## Your goal
Return only the lines from the top of the material through the line marked by "import numpy as np", unaltered.

## Recorded information
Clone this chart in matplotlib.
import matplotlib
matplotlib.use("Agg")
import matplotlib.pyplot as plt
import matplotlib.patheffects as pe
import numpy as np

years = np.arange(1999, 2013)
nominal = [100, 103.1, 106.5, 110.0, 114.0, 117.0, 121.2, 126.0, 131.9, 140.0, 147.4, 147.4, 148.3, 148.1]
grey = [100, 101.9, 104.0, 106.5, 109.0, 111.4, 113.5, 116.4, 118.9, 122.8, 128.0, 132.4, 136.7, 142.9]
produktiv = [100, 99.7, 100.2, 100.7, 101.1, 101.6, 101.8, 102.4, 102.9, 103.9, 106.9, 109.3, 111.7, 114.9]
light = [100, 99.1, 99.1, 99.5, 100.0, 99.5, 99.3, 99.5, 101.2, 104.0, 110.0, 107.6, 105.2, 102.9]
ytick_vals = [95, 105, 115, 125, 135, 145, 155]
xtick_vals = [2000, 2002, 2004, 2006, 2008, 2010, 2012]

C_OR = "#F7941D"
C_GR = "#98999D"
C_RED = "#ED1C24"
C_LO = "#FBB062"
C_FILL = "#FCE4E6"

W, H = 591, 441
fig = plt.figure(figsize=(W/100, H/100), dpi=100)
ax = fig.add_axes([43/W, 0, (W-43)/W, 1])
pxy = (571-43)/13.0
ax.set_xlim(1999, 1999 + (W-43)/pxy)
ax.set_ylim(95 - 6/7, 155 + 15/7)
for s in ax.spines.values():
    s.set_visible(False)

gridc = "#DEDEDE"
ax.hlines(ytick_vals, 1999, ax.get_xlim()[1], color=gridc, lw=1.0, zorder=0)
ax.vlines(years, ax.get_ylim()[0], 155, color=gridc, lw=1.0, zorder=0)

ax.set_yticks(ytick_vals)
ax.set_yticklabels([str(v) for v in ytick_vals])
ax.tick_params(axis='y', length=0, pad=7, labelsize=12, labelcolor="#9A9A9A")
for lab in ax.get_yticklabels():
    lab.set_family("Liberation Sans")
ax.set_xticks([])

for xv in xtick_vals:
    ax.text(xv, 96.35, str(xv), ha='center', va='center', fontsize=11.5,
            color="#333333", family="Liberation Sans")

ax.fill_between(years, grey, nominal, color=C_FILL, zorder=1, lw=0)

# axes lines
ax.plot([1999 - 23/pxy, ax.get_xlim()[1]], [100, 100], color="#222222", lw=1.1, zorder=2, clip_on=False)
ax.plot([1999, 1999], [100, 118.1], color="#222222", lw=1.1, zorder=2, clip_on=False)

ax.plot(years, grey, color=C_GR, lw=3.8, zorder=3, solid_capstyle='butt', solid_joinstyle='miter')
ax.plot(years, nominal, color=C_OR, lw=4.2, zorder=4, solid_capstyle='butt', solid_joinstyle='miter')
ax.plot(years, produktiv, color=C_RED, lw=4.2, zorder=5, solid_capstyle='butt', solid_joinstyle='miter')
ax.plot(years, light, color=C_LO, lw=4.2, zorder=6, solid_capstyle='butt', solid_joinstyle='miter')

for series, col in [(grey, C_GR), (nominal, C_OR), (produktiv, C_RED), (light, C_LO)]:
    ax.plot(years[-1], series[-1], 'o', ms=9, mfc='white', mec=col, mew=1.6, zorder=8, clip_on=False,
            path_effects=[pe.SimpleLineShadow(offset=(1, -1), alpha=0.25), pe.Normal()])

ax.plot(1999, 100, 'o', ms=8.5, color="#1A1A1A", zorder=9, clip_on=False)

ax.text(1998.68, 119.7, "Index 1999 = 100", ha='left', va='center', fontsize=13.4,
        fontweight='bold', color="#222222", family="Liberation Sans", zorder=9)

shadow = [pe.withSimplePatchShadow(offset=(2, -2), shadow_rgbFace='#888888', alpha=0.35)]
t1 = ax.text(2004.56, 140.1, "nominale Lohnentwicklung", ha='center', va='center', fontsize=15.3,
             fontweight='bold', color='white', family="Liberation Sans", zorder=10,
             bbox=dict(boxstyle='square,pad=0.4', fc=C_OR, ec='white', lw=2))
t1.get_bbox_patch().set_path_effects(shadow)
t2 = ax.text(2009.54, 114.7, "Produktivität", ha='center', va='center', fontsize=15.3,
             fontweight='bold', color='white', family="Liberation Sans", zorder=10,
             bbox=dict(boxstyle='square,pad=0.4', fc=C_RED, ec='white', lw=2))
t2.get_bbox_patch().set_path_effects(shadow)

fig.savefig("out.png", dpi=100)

## Solved exercise
Clone this chart in matplotlib.
import matplotlib
matplotlib.use("Agg")
import matplotlib.pyplot as plt
import matplotlib.patheffects as pe
import numpy as np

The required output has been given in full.